The poetry of Anne Vegter
With her turbulent style and extraordinary themes, Anne Vegter is one of the most prominent poets in present-day Dutch literature.
Her inimitable language and the peculiar conceptual acrobatics were the striking features of her first two collections It Sprang (1991) and Shares and Obligations (2002).
She once remarked in an interview: ‘I often find normal means of expression hopelessly exaggerated.’ In her case, her lyrical ego may leap from a stairway while observing, en passant, that a calendar is hanging askew. Elsewhere, someone is listening to Bach with a frown on the back of his head.
In her third collection, Spamfighter (2008), her work became more serious and sedate, despite the ongoing turbulence in the language and the abundance of fantasy. Her unique mixture of a keyed-up overtone and a melancholy and fragile undertone is perfectly expressed in a line such as: ‘A ray of sunshine festively penetrates the windows of the clinic.’ Particularly her collection Island Mountain Glacier (2011) contains tributes and litanies to life and love.

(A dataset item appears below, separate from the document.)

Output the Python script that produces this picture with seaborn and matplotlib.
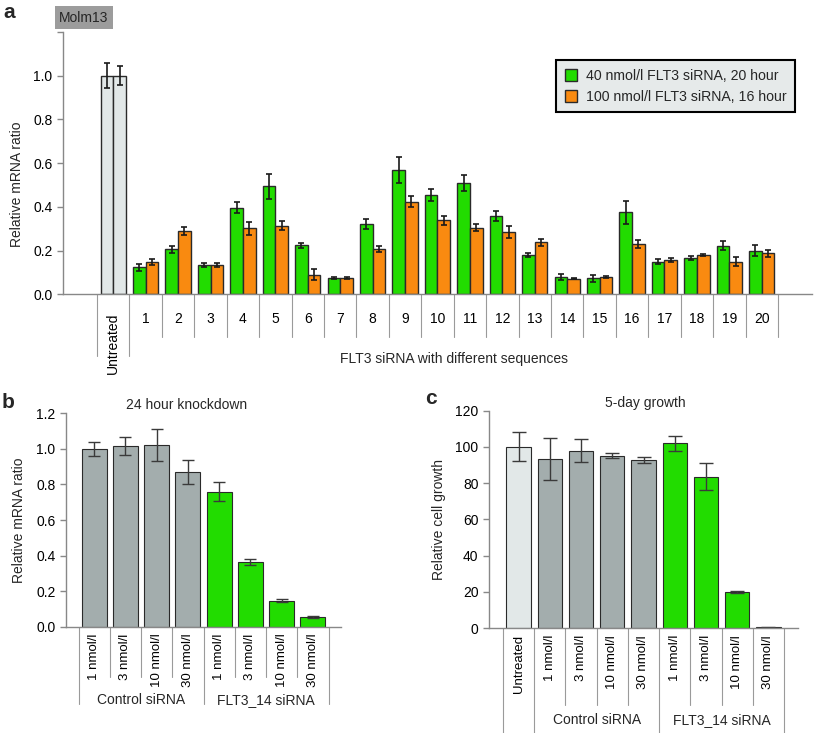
import numpy as np
import pandas as pd
import seaborn as sns
import matplotlib
matplotlib.use("Agg")
from matplotlib import pyplot as plt
from matplotlib import transforms

# ---- Panel a: FLT3 mRNA after siRNA with 20 different sequences ----
seq_labels = ["Untreated", "1", "2", "3", "4", "5", "6", "7", "8", "9", "10",
              "11", "12", "13", "14", "15", "16", "17", "18", "19", "20"]
cond_labels = ["40 nmol/l FLT3 siRNA, 20 hour", "100 nmol/l FLT3 siRNA, 16 hour"]
green_vals = [1.00, 0.123, 0.205, 0.134, 0.397, 0.494, 0.225, 0.074, 0.321, 0.570,
              0.454, 0.508, 0.359, 0.181, 0.079, 0.073, 0.375, 0.150, 0.166, 0.222, 0.199]
green_err = [0.057, 0.015, 0.017, 0.008, 0.025, 0.058, 0.011, 0.003, 0.023, 0.059,
             0.028, 0.037, 0.022, 0.010, 0.015, 0.015, 0.052, 0.013, 0.010, 0.020, 0.025]
orange_vals = [1.00, 0.149, 0.290, 0.134, 0.302, 0.313, 0.090, 0.074, 0.208, 0.424,
               0.339, 0.305, 0.284, 0.237, 0.071, 0.079, 0.231, 0.158, 0.179, 0.150, 0.187]
orange_err = [0.044, 0.013, 0.018, 0.010, 0.030, 0.021, 0.024, 0.006, 0.015, 0.024,
              0.020, 0.015, 0.027, 0.017, 0.003, 0.005, 0.018, 0.010, 0.006, 0.020, 0.017]

# ---- Panel b: 24 hour knockdown ----
dose_labels = ["1 nmol/l", "3 nmol/l", "10 nmol/l", "30 nmol/l"]
group_labels = ["Control siRNA", "FLT3_14 siRNA"]
b_vals = [0.998, 1.017, 1.023, 0.870, 0.760, 0.364, 0.146, 0.053]
b_err = [0.038, 0.050, 0.090, 0.068, 0.053, 0.019, 0.008, 0.005]

# ---- Panel c: 5-day growth ----
c_vals = [100.1, 93.5, 97.9, 95.2, 92.9, 102.0, 83.6, 19.9, 0.4]
c_err = [8.0, 11.6, 6.2, 1.5, 1.6, 4.1, 7.3, 0.8, 0.2]

GREEN = "#22dc00"
ORANGE = "#f98a10"
GREY = "#a3adad"
LIGHT = "#e2e8e8"
EDGE = "#2a2a2a"
LINE = "#9a9a9a"

sns.set_theme(style="ticks")
plt.rcParams["font.family"] = ["Liberation Sans", "DejaVu Sans"]
plt.rcParams["axes.edgecolor"] = "#888888"
plt.rcParams["xtick.color"] = "#888888"
plt.rcParams["ytick.color"] = "#888888"
plt.rcParams["xtick.labelcolor"] = "black"
plt.rcParams["ytick.labelcolor"] = "black"

W, H = 814, 733
fig = plt.figure(figsize=(W / 100, H / 100), dpi=100)


def px_axes(left, top, right, bottom):
    """ Axes placed from pixel edges of the figure. """
    return fig.add_axes([left / W, 1 - bottom / H, (right - left) / W, (bottom - top) / H])


def table_lines(ax, xs, y_end, lw=0.8):
    """ Vertical separator lines under the x axis (table look). """
    trans = transforms.blended_transform_factory(ax.transData, ax.transAxes)
    for x in xs:
        ax.plot([x, x], [0, y_end], transform=trans, clip_on=False,
                color=LINE, lw=lw)


def clean_axes(ax):
    sns.despine(ax=ax)
    ax.spines["left"].set_linewidth(1.0)
    ax.spines["bottom"].set_linewidth(1.0)
    ax.tick_params(axis="x", length=0)
    ax.tick_params(axis="y", length=4, width=1.0, labelsize=10)
    ax.set_xlabel("")


# ================= Panel a =================
ax_a = px_axes(63, 32, 812, 294.3)
df_a = pd.DataFrame({
    "seq": seq_labels * 2,
    "cond": [cond_labels[0]] * len(seq_labels) + [cond_labels[1]] * len(seq_labels),
    "val": green_vals + orange_vals,
})
sns.barplot(data=df_a, x="seq", y="val", hue="cond", order=seq_labels,
            hue_order=cond_labels, palette=[GREEN, ORANGE], saturation=1,
            errorbar=None, width=0.78, edgecolor=EDGE, linewidth=1.0,
            legend=False, ax=ax_a)
# untreated bars are light grey
for cont in ax_a.containers:
    cont.patches[0].set_facecolor(LIGHT)
for cont, vals, errs in zip(ax_a.containers, [green_vals, orange_vals], [green_err, orange_err]):
    xs = [p.get_x() + p.get_width() / 2 for p in cont.patches]
    ax_a.errorbar(xs, vals, yerr=errs, fmt="none", ecolor="#1a1a1a",
                  elinewidth=1.2, capsize=2.5, capthick=1.2)
clean_axes(ax_a)
ax_a.set_ylim(0, 1.2)
ax_a.set_yticks([0, 0.2, 0.4, 0.6, 0.8, 1.0, 1.2])
ax_a.set_yticklabels(["0.0", "0.2", "0.4", "0.6", "0.8", "1.0", ""])
ax_a.set_ylabel("Relative mRNA ratio", fontsize=10)
ax_a.yaxis.set_label_coords(-0.052, 0.42)
ax_a.tick_params(axis="x", pad=13, labelsize=10)
ax_a.get_xticklabels()[0].set_rotation(90)
table_lines(ax_a, [-0.5, 0.5], -0.235)
table_lines(ax_a, np.arange(1.5, len(seq_labels), 1.0), -0.163)
ax_a.text((1 + len(seq_labels) - 1) / 2, -0.245, "FLT3 siRNA with different sequences",
          transform=transforms.blended_transform_factory(ax_a.transData, ax_a.transAxes),
          ha="center", va="center", fontsize=10)
ax_a.legend(handles=[ax_a.containers[0].patches[1], ax_a.containers[1].patches[1]],
            labels=cond_labels, loc="upper right", bbox_to_anchor=(0.983, 0.908),
            fontsize=10.2, frameon=True, fancybox=False, framealpha=1,
            facecolor="#e6eaea", edgecolor="black", handlelength=0.9,
            handleheight=0.9, labelspacing=0.5, borderpad=0.6, handletextpad=0.6,
            borderaxespad=0.3)
ax_a.get_legend().get_frame().set_linewidth(1.5)
fig.text(84 / W, 1 - 17.5 / H, "Molm13", ha="center", va="center", fontsize=10,
         bbox=dict(facecolor="#9c9c9c", edgecolor="none", pad=3))

# ================= Panel b =================
ax_b = px_axes(66, 413.3, 341, 626.7)
df_b = pd.DataFrame({
    "key": [g + " " + d for g in group_labels for d in dose_labels],
    "group": [g for g in group_labels for d in dose_labels],
    "val": b_vals,
})
sns.barplot(data=df_b, x="key", y="val", hue="group", dodge=False,
            palette={group_labels[0]: GREY, group_labels[1]: GREEN}, saturation=1,
            errorbar=None, width=0.8, edgecolor=EDGE, linewidth=0.8,
            legend=False, ax=ax_b)
ax_b.errorbar(np.arange(len(b_vals)), b_vals, yerr=b_err, fmt="none",
              ecolor="#3a3a3a", elinewidth=1.0, capsize=4.5, capthick=1.0)
clean_axes(ax_b)
ax_b.set_ylim(0, 1.2)
ax_b.set_yticks([0, 0.2, 0.4, 0.6, 0.8, 1.0, 1.2])
ax_b.set_yticklabels(["0.0", "0.2", "0.4", "0.6", "0.8", "1.0", "1.2"])
ax_b.set_xticks(np.arange(len(b_vals)))
ax_b.set_xticklabels(dose_labels * 2, rotation=90, fontsize=9.5)
ax_b.tick_params(axis="x", pad=5)
ax_b.set_ylabel("Relative mRNA ratio", fontsize=10, labelpad=7)
ax_b.text(0.44, 1.005, "24 hour knockdown", transform=ax_b.transAxes,
          ha="center", va="bottom", fontsize=10)
table_lines(ax_b, [-0.5, 3.5, 7.5], -0.362)
table_lines(ax_b, [0.5, 1.5, 2.5, 4.5, 5.5, 6.5], -0.236)
trans_b = transforms.blended_transform_factory(ax_b.transData, ax_b.transAxes)
ax_b.text(1.5, -0.345, group_labels[0], transform=trans_b, ha="center", va="center", fontsize=10)
ax_b.text(5.5, -0.345, group_labels[1], transform=trans_b, ha="center", va="center", fontsize=10)

# ================= Panel c =================
ax_c = px_axes(489, 410.7, 798, 628)
df_c = pd.DataFrame({
    "key": ["Untreated"] + [g + " " + d for g in group_labels for d in dose_labels],
    "group": ["Untreated"] + [g for g in group_labels for d in dose_labels],
    "val": c_vals,
})
sns.barplot(data=df_c, x="key", y="val", hue="group", dodge=False,
            palette={"Untreated": LIGHT, group_labels[0]: GREY, group_labels[1]: GREEN},
            saturation=1, errorbar=None, width=0.78, edgecolor=EDGE, linewidth=0.8,
            legend=False, ax=ax_c)
ax_c.errorbar(np.arange(len(c_vals)), c_vals, yerr=c_err, fmt="none",
              ecolor="#3a3a3a", elinewidth=1.0, capsize=5, capthick=1.0)
clean_axes(ax_c)
ax_c.set_ylim(0, 120)
ax_c.set_yticks([0, 20, 40, 60, 80, 100, 120])
ax_c.set_xticks(np.arange(len(c_vals)))
ax_c.set_xticklabels(["Untreated"] + dose_labels * 2, rotation=90, fontsize=9.5)
ax_c.tick_params(axis="x", pad=5)
ax_c.set_ylabel("Relative cell growth", fontsize=10, labelpad=7)
ax_c.text(0.505, 1.005, "5-day growth", transform=ax_c.transAxes,
          ha="center", va="bottom", fontsize=10)
table_lines(ax_c, [-0.5, 0.5, 4.5, 8.5], -0.49)
table_lines(ax_c, [1.5, 2.5, 3.5, 5.5, 6.5, 7.5], -0.354)
trans_c = transforms.blended_transform_factory(ax_c.transData, ax_c.transAxes)
ax_c.text(2.5, -0.423, group_labels[0], transform=trans_c, ha="center", va="center", fontsize=10)
ax_c.text(6.5, -0.423, group_labels[1], transform=trans_c, ha="center", va="center", fontsize=10)

# panel letters
fig.text(9 / W, 1 - 12 / H, "a", fontsize=15, fontweight="bold", ha="center", va="center")
fig.text(8 / W, 1 - 403 / H, "b", fontsize=15, fontweight="bold", ha="center", va="center")
fig.text(431 / W, 1 - 399 / H, "c", fontsize=15, fontweight="bold", ha="center", va="center")

fig.savefig("out.png", dpi=100)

The capricious and rich joie de vivre that transcends the shadow side of domestic situations is assigned a darker hue, like a face that is enhanced by creases: ‘Your age scrubs your family coat’. Her apparent spontaneity in ‘showing and tripping’ – as her poems might sometimes be characterized – leans heavily on stringent selection: only the appropriate moment and the right words are allowed to participate in the performance.
Public appreciation of her work is increasing over the years, which has provisionally culminated in her appointment as Poet Laureate for the Netherlands, the most public function that a poet in the Netherlands can fulfil.